RAW DATA:
______________________________

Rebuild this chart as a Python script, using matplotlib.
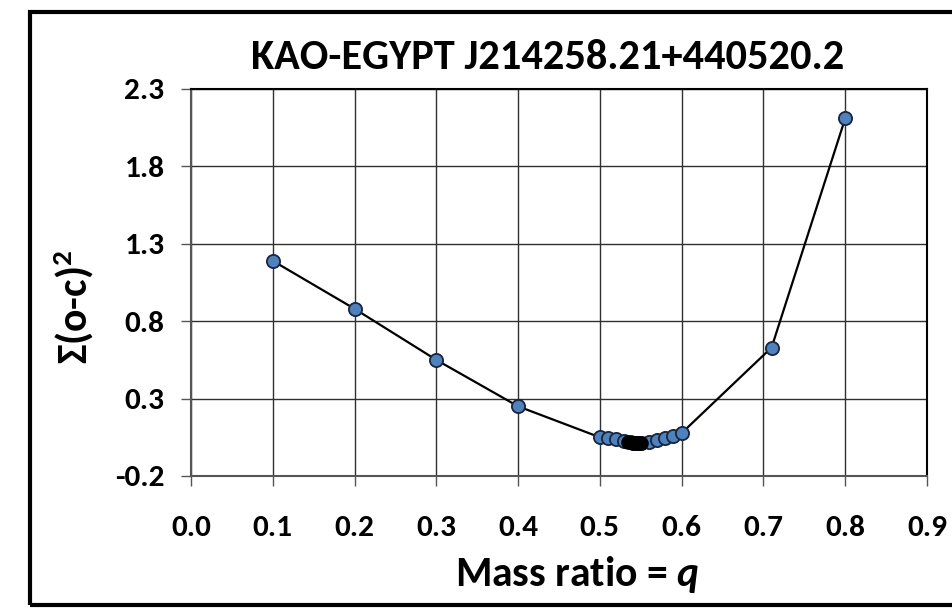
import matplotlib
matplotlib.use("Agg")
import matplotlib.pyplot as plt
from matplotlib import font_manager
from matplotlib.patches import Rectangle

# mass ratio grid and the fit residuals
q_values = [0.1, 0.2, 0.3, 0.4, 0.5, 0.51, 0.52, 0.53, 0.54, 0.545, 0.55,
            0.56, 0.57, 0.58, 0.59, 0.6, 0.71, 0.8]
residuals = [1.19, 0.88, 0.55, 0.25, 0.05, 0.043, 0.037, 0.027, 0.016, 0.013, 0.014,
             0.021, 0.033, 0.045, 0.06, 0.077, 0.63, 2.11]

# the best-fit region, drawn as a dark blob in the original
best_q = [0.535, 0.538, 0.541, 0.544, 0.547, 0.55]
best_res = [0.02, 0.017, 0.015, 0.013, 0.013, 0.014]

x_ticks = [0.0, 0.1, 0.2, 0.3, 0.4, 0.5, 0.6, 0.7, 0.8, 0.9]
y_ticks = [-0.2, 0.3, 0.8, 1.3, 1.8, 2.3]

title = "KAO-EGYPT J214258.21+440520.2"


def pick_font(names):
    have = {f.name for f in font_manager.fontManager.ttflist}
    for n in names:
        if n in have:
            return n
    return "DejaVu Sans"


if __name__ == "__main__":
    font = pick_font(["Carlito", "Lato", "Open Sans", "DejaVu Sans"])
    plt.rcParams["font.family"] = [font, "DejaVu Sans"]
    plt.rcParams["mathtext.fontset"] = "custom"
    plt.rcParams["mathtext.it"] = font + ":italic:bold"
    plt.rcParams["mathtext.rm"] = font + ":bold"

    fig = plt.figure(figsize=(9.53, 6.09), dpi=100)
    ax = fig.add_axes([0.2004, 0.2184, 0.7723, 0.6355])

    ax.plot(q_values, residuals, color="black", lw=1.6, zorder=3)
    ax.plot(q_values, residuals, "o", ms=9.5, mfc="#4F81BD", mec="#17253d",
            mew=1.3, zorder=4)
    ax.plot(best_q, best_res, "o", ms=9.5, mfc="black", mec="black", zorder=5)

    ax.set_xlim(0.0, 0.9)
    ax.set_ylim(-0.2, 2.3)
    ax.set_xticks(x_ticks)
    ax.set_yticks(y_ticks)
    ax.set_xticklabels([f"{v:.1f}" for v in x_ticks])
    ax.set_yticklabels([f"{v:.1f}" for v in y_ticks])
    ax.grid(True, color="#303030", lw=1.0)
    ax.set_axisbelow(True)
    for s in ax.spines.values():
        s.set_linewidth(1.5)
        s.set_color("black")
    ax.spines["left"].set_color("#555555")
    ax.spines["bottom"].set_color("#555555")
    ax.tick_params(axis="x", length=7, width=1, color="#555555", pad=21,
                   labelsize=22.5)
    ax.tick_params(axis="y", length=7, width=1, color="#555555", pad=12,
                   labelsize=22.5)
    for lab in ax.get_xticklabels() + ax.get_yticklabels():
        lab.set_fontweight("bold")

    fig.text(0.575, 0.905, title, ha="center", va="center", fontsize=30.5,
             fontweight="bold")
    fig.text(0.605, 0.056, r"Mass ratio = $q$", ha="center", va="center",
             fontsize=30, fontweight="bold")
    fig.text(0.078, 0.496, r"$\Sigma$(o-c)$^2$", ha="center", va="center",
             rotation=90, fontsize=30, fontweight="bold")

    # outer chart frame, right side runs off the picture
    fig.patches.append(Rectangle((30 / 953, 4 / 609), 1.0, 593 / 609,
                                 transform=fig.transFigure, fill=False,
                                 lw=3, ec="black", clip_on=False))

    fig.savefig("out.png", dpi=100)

______________________________

EXERCISE DETAILS: Repeat the material above in full and exactly, apart from the pictures.

SOLUTION TO THIS TASK:
Rebuild this chart as a Python script, using matplotlib.
import matplotlib
matplotlib.use("Agg")
import matplotlib.pyplot as plt
from matplotlib import font_manager
from matplotlib.patches import Rectangle

# mass ratio grid and the fit residuals
q_values = [0.1, 0.2, 0.3, 0.4, 0.5, 0.51, 0.52, 0.53, 0.54, 0.545, 0.55,
            0.56, 0.57, 0.58, 0.59, 0.6, 0.71, 0.8]
residuals = [1.19, 0.88, 0.55, 0.25, 0.05, 0.043, 0.037, 0.027, 0.016, 0.013, 0.014,
             0.021, 0.033, 0.045, 0.06, 0.077, 0.63, 2.11]

# the best-fit region, drawn as a dark blob in the original
best_q = [0.535, 0.538, 0.541, 0.544, 0.547, 0.55]
best_res = [0.02, 0.017, 0.015, 0.013, 0.013, 0.014]

x_ticks = [0.0, 0.1, 0.2, 0.3, 0.4, 0.5, 0.6, 0.7, 0.8, 0.9]
y_ticks = [-0.2, 0.3, 0.8, 1.3, 1.8, 2.3]

title = "KAO-EGYPT J214258.21+440520.2"


def pick_font(names):
    have = {f.name for f in font_manager.fontManager.ttflist}
    for n in names:
        if n in have:
            return n
    return "DejaVu Sans"


if __name__ == "__main__":
    font = pick_font(["Carlito", "Lato", "Open Sans", "DejaVu Sans"])
    plt.rcParams["font.family"] = [font, "DejaVu Sans"]
    plt.rcParams["mathtext.fontset"] = "custom"
    plt.rcParams["mathtext.it"] = font + ":italic:bold"
    plt.rcParams["mathtext.rm"] = font + ":bold"

    fig = plt.figure(figsize=(9.53, 6.09), dpi=100)
    ax = fig.add_axes([0.2004, 0.2184, 0.7723, 0.6355])

    ax.plot(q_values, residuals, color="black", lw=1.6, zorder=3)
    ax.plot(q_values, residuals, "o", ms=9.5, mfc="#4F81BD", mec="#17253d",
            mew=1.3, zorder=4)
    ax.plot(best_q, best_res, "o", ms=9.5, mfc="black", mec="black", zorder=5)

    ax.set_xlim(0.0, 0.9)
    ax.set_ylim(-0.2, 2.3)
    ax.set_xticks(x_ticks)
    ax.set_yticks(y_ticks)
    ax.set_xticklabels([f"{v:.1f}" for v in x_ticks])
    ax.set_yticklabels([f"{v:.1f}" for v in y_ticks])
    ax.grid(True, color="#303030", lw=1.0)
    ax.set_axisbelow(True)
    for s in ax.spines.values():
        s.set_linewidth(1.5)
        s.set_color("black")
    ax.spines["left"].set_color("#555555")
    ax.spines["bottom"].set_color("#555555")
    ax.tick_params(axis="x", length=7, width=1, color="#555555", pad=21,
                   labelsize=22.5)
    ax.tick_params(axis="y", length=7, width=1, color="#555555", pad=12,
                   labelsize=22.5)
    for lab in ax.get_xticklabels() + ax.get_yticklabels():
        lab.set_fontweight("bold")

    fig.text(0.575, 0.905, title, ha="center", va="center", fontsize=30.5,
             fontweight="bold")
    fig.text(0.605, 0.056, r"Mass ratio = $q$", ha="center", va="center",
             fontsize=30, fontweight="bold")
    fig.text(0.078, 0.496, r"$\Sigma$(o-c)$^2$", ha="center", va="center",
             rotation=90, fontsize=30, fontweight="bold")

    # outer chart frame, right side runs off the picture
    fig.patches.append(Rectangle((30 / 953, 4 / 609), 1.0, 593 / 609,
                                 transform=fig.transFigure, fill=False,
                                 lw=3, ec="black", clip_on=False))

    fig.savefig("out.png", dpi=100)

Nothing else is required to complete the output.